The European Commission opened an infringement procedure against Austria in January 2019, and now a lawsuit is following after the government failed to allay Commission concerns that the indexation of family benefits are discriminatory. EURACTIV Germany reports.
The Commission decided on Thursday (14 May) to refer Austria to the European Court of Justice. The complaint centres on a law on the indexation of family benefits which has been in force since 1 January 2019.
Since then, the amount of family benefits for EU citizens working in Austria has depended on the cost of living in the country where their children live. This particularly affects workers from Eastern European member states, whose salaries, allowances and tax benefits have been reduced.
Suspecting discriminatory measures incompatible with EU law, the Commission opened the infringement proceedings the same month. Austria received a letter of formal notice from the Commission to stop or adapt the measures.
Attempts by the Austrian government to allay the Commission’s concerns failed.
According to the Commission, the law violates the “principle of equal treatment of workers from other Member States as regards social and tax advantages” of an EU regulation.

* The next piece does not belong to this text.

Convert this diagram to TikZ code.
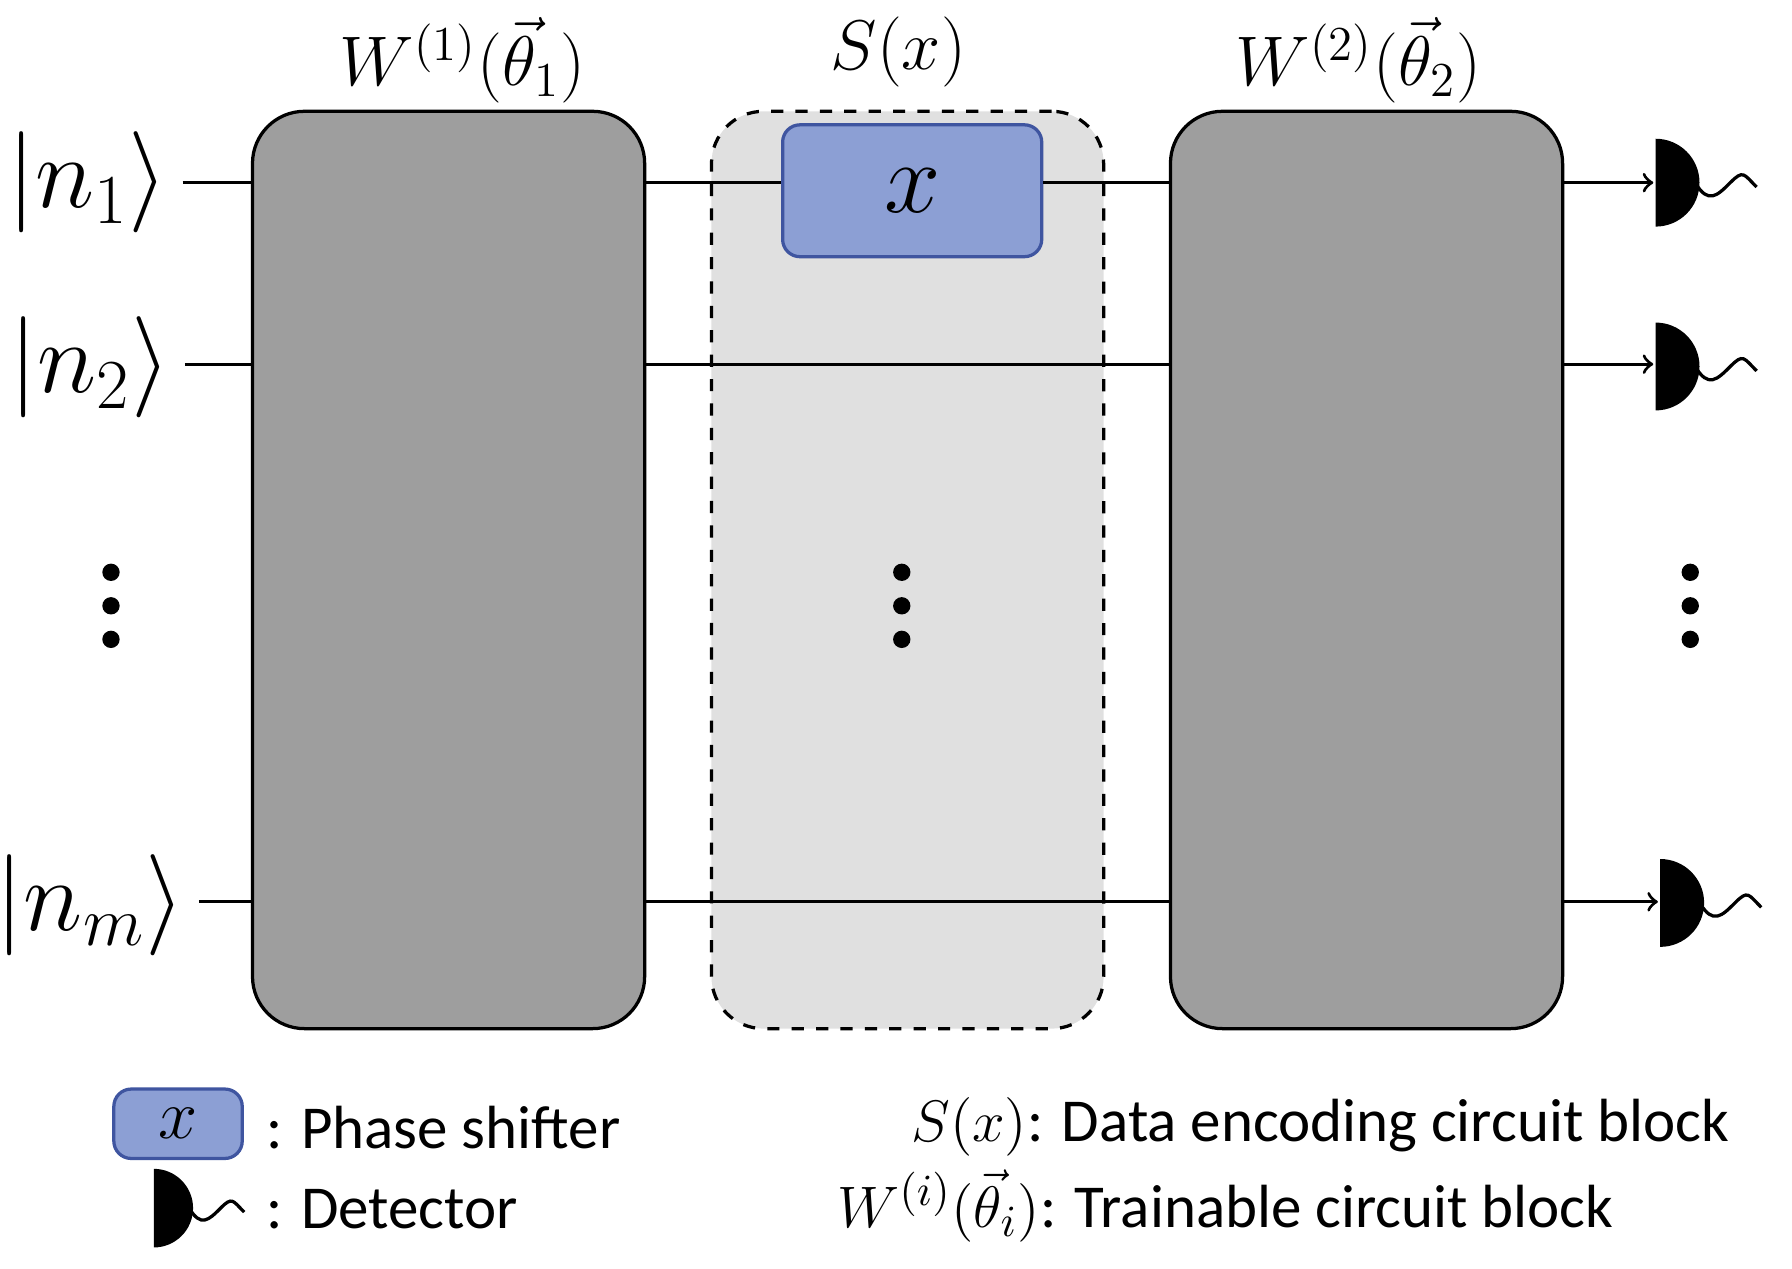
\documentclass[tikz,border=0pt]{standalone}
\usepackage{fontspec}
\setmainfont{Carlito}
\usetikzlibrary{positioning,calc}
\definecolor{psfill}{HTML}{8C9FD4}
\definecolor{psdraw}{HTML}{3F55A0}

\begin{document}
\begin{tikzpicture}[x=0.01cm, y=-0.01cm]
  \tikzstyle{block}=[draw=black, fill=black!38, thick, rounded corners=0.45cm, minimum width=3.39cm, minimum height=7.93cm]
  \tikzstyle{encode}=[draw=black, fill=black!12, thick, dashed, rounded corners=0.45cm, minimum width=3.39cm, minimum height=7.93cm]
  \tikzstyle{shifter}=[draw=psdraw, fill=psfill, thick, rounded corners=0.15cm, inner sep=0pt]
  \tikzstyle{ket}=[font=\fontsize{23}{26}\selectfont]
  \tikzstyle{label}=[font=\fontsize{17}{20}\selectfont]
  \tikzstyle{legend}=[font=\fontsize{15}{18}\selectfont]
  \tikzstyle{wire}=[thick]
  \tikzstyle{arrow}=[->, thick, >=to]
  \tikzstyle{vdots}=[fill=black, circle, inner sep=0pt, minimum size=0.15cm]
  \newcommand{\detect}[2]{% position, size
    \fill[black] ($(#1)+(0,#2)$) arc (90:-90:#2);
    \draw[thick] ($(#1)+(0.9*#2,0)$) .. controls +(0.3*#2,0.5*#2) and +(-0.3*#2,0.3*#2) .. ++(0.8*#2,0)
      .. controls +(0.3*#2,-0.3*#2) and +(-0.3*#2,-0.3*#2) .. ++(0.6*#2,0.1*#2);
  }

  \useasboundingbox (0,0) rectangle (1550,1097);

  % circuit blocks
  \node[block] (w1) at (388,493) {};
  \node[encode] (sx) at (785,493) {};
  \node[block] (w2) at (1182,493) {};
  \node[shifter, minimum width=2.24cm, minimum height=1.14cm] (ps) at (789,165) {\fontsize{26}{28}\selectfont$x$};

  \node[label] (lw1) at (400,52) {$W^{(1)}(\vec{\theta}_1)$};
  \node[label] (lsx) at (777,45) {$S(x)$};
  \node[label] (lw2) at (1175,52) {$W^{(2)}(\vec{\theta}_2)$};

  % input states
  \node[ket] (k1) at (76,158) {$|n_1\rangle$};
  \node[ket] (k2) at (78,318) {$|n_2\rangle$};
  \node[ket] (km) at (78,783) {$|n_m\rangle$};

  \coordinate (d1) at (1430,158);
  \coordinate (d2) at (1430,315);
  \coordinate (dm) at (1434,780);

  % wires
  \draw[wire] (k1.east |- 0,158) -- (w1.west |- 0,158);
  \draw[wire] (w1.east |- 0,158) -- (ps.west |- 0,158);
  \draw[wire] (ps.east |- 0,158) -- (w2.west |- 0,158);
  \draw[arrow] (w2.east |- 0,158) -- (d1);
  \draw[wire] (k2.east |- 0,315) -- (w1.west |- 0,315);
  \draw[wire] (w1.east |- 0,315) -- (w2.west |- 0,315);
  \draw[arrow] (w2.east |- 0,315) -- (d2);
  \draw[wire] (km.east |- 0,780) -- (w1.west |- 0,780);
  \draw[wire] (w1.east |- 0,780) -- (w2.west |- 0,780);
  \draw[arrow] (w2.east |- 0,780) -- (dm);

  % detectors
  \detect{1432,158}{38}
  \detect{1432,317}{38}
  \detect{1436,781}{38}

  % dots
  \foreach \cx in {96,780,1462}
    \foreach \cy in {495,524,553}
      \node[vdots] at (\cx,\cy) {};

  % legend
  \node[shifter, minimum width=1.11cm, minimum height=0.6cm] (lps) at (154,972) {\fontsize{17}{19}\selectfont$x$};
  \node[legend, anchor=west] (tps) at (218,975) {: Phase shifter};
  \detect{133,1045}{34}
  \node[legend, anchor=west] (tdet) at (218,1046) {: Detector};
  \node[legend, anchor=east] (tsx) at (1508,975) {$S(x)$: Data encoding circuit block};
  \node[legend, anchor=west] (tw) at (712,1043) {$W^{(i)}\bigl(\vec{\theta}_i\bigr)$: Trainable circuit block};
\end{tikzpicture}
\end{document}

Specifically, the Commission argues in a press release that “the fact that the cost of living in another member state is considered to be lower than in Austria is not decisive for the granting of a benefit, as it is paid as a lump sum without reference to the actual maintenance costs for a child.”
The Austrian government takes a different view. “Due to the different cost of living in the EU, the indexation of family allowances is a question of justice,” European Minister Karoline Edtstadler (ÖVP) told EURACTIV Germany.
She takes note of the complaint to the European Court of Justice, saying that it is now necessary to “wait and see” how the proceedings progress.
The indexation of family benefits was a project of the former coalition between ÖVP and far-right FPÖ, which they reached agreement on as early as 2018. Even then, Austrian EU law experts had concerns.